Entries supplied:
[Start]
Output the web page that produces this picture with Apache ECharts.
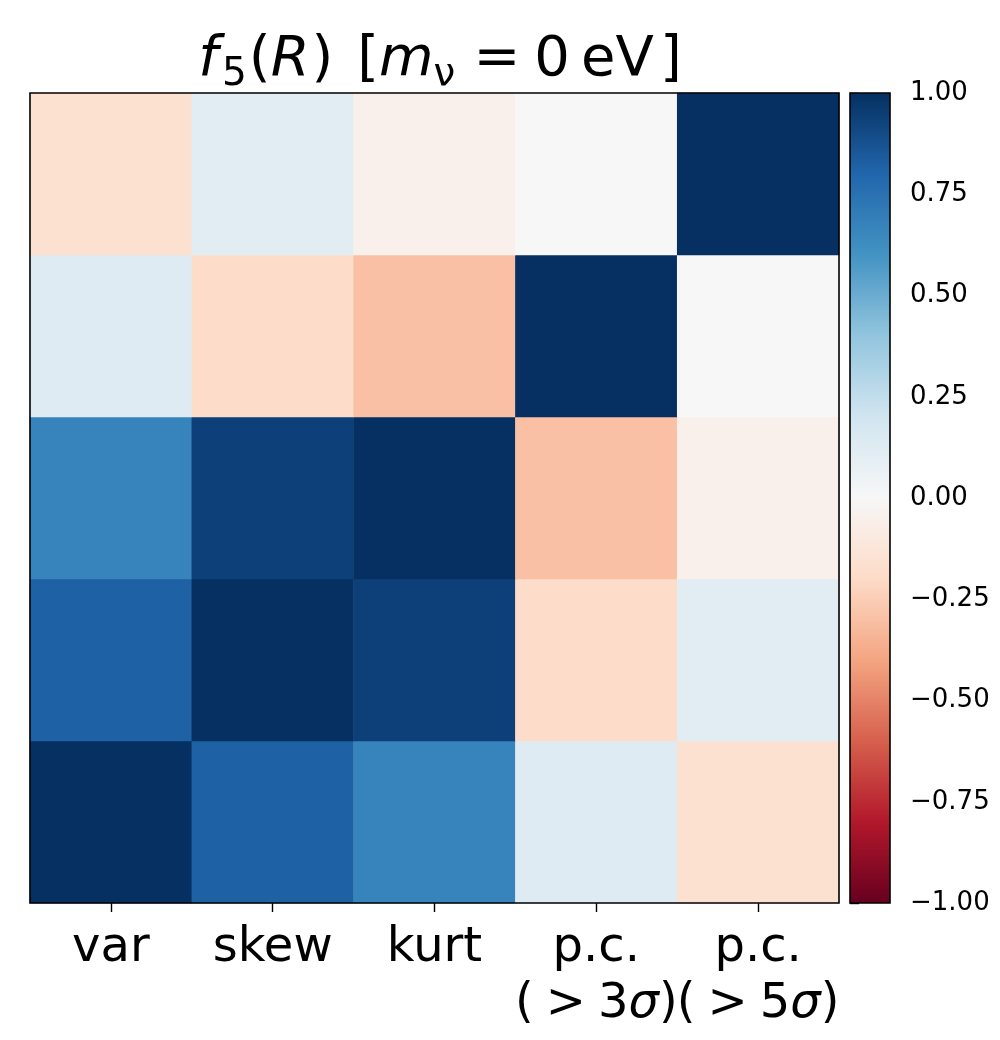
<!DOCTYPE html>
<html>
<head>
<meta charset="utf-8">
<script src="https://cdn.jsdelivr.net/npm/echarts@6/dist/echarts.min.js"></script>
<style>
  html, body { margin: 0; padding: 0; background: #fff; }
  #chart { width: 1000px; height: 1040px; }
</style>
</head>
<body>
<div id="chart"></div>
<script>
// categories, bottom to top on y, left to right on x
var categories = ['var', 'skew', 'kurt', 'pc3', 'pc5'];
var tickLabels = ['var', 'skew', 'kurt', 'p.c.\n(\u2005>\u20053{i|σ})', 'p.c.\n(\u2005>\u20055{i|σ})'];

// correlation rows (one per category)
var corrVar  = [1.00, 0.82, 0.67, 0.13, -0.16];
var corrSkew = [0.82, 1.00, 0.94, -0.19, 0.11];
var corrKurt = [0.67, 0.94, 1.00, -0.30, -0.05];
var corrPc3  = [0.13, -0.19, -0.30, 1.00, 0.00];
var corrPc5  = [-0.16, 0.11, -0.05, 0.00, 1.00];

var colorbarTicks = [-1, -0.75, -0.5, -0.25, 0, 0.25, 0.5, 0.75, 1];

// matplotlib RdBu
var RdBu = ['#67001f', '#b2182b', '#d6604d', '#f4a582', '#fddbc7', '#f7f7f7',
            '#d1e5f0', '#92c5de', '#4393c3', '#2166ac', '#053061'];

var rows = [corrVar, corrSkew, corrKurt, corrPc3, corrPc5];
var cells = [];
rows.forEach(function (row, y) {
	row.forEach(function (v, x) {
		cells.push([x, y, v]);
	});
});

// gradient for the colorbar, top is +1
var stops = RdBu.map(function (c, i) {
	return { offset: 1 - i / (RdBu.length - 1), color: c };
});

var font = 'DejaVu Sans';
var myChart = echarts.init(document.getElementById('chart'));

// mathtext-like pieces of the title
function tok(size, italic, pad) {
	return {
		fontFamily: font, fontSize: size, fontWeight: 'normal',
		fontStyle: italic ? 'italic' : 'normal', color: '#000',
		verticalAlign: 'bottom', padding: pad
	};
}

var option = {
	backgroundColor: '#fff',
	animation: false,
	title: {
		left: 435,
		top: 27,
		textAlign: 'center',
		text: '{f|f}{s|5}{n|(}{r|R}{p|) }{n|[}{i|m}{s|ν}{e|=}{n|0\u2009eV}{b|]}',
		textStyle: {
			fontWeight: 'normal',
			rich: {
				f: tok(56, true, [0, 4, 6, 0]),
				s: tok(39, false, [0, 2, 0, 0]),
				n: tok(56, false, [0, 0, 6, 0]),
				r: tok(56, true, [0, 2, 6, 0]),
				p: tok(56, false, [0, 6, 6, 0]),
				i: tok(56, true, [0, 0, 6, 0]),
				e: tok(56, false, [0, 14, 6, 16]),
				b: tok(56, false, [0, 0, 6, 6])
			}
		}
	},
	visualMap: {
		show: false,
		type: 'continuous',
		min: -1,
		max: 1,
		seriesIndex: 0,
		inRange: { color: RdBu }
	},
	grid: [
		{ left: 30, top: 93, width: 809, height: 810, show: true, z: 5,
		  backgroundColor: 'transparent', borderColor: '#000', borderWidth: 1.6 },
		{ left: 850, top: 93, width: 40, height: 810, show: true, z: 5,
		  backgroundColor: 'transparent', borderColor: '#000', borderWidth: 1.6 }
	],
	xAxis: [
		{
			gridIndex: 0,
			type: 'category',
			data: categories,
			axisLine: { show: false },
			axisTick: { show: true, alignWithLabel: true, length: 9, lineStyle: { color: '#000', width: 1.4 } },
			axisLabel: {
				interval: 0,
				hideOverlap: false,
				margin: 18,
				fontFamily: font,
				fontSize: 48,
				lineHeight: 56,
				color: '#000',
				formatter: function (v, i) { return tickLabels[i]; },
				rich: {
					i: { fontFamily: font, fontSize: 48, lineHeight: 56, fontStyle: 'italic', color: '#000' }
				}
			},
			splitLine: { show: false }
		},
		{
			gridIndex: 1,
			type: 'value',
			min: 0,
			max: 1,
			show: false
		}
	],
	yAxis: [
		{
			gridIndex: 0,
			type: 'category',
			data: categories,
			show: false
		},
		{
			gridIndex: 1,
			type: 'value',
			position: 'right',
			min: -1,
			max: 1,
			interval: 0.25,
			axisLine: { show: false },
			axisTick: { show: true, length: 9, lineStyle: { color: '#000', width: 1.4 } },
			splitLine: { show: false },
			axisLabel: {
				margin: 20,
				fontFamily: font,
				fontSize: 26,
				color: '#000',
				formatter: function (v) {
					return (v < 0 ? '\u2212' : '') + Math.abs(v).toFixed(2);
				}
			}
		}
	],
	series: [
		{
			type: 'heatmap',
			xAxisIndex: 0,
			yAxisIndex: 0,
			data: cells,
			itemStyle: { borderWidth: 0 },
			emphasis: { disabled: true },
			label: { show: false }
		},
		{
			type: 'custom',
			xAxisIndex: 1,
			yAxisIndex: 1,
			data: [[0, 1, colorbarTicks[0], colorbarTicks[colorbarTicks.length - 1]]],
			encode: { x: [0, 1], y: [2, 3] },
			silent: true,
			renderItem: function (params, api) {
				var p0 = api.coord([api.value(0), api.value(3)]);
				var p1 = api.coord([api.value(1), api.value(2)]);
				return {
					type: 'rect',
					shape: { x: p0[0], y: p0[1], width: p1[0] - p0[0], height: p1[1] - p0[1] },
					style: { fill: new echarts.graphic.LinearGradient(0, 0, 0, 1, stops) }
				};
			}
		}
	]
};

myChart.setOption(option);
</script>
</body>
</html>
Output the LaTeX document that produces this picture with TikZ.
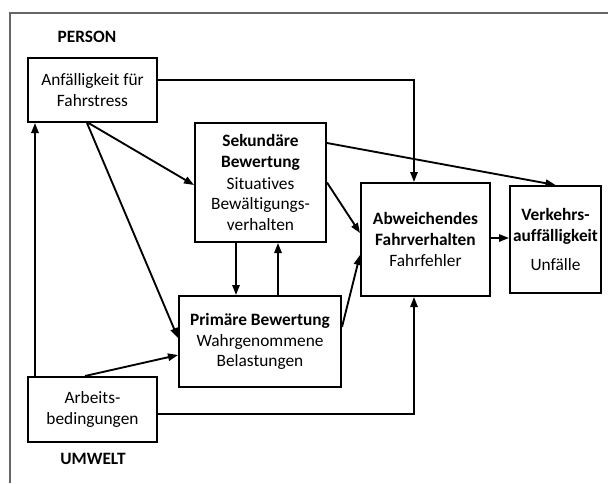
[End]
The exercise: Count the lines in the records above that contain the word "Output", and give only that number.

Answer for the task: 2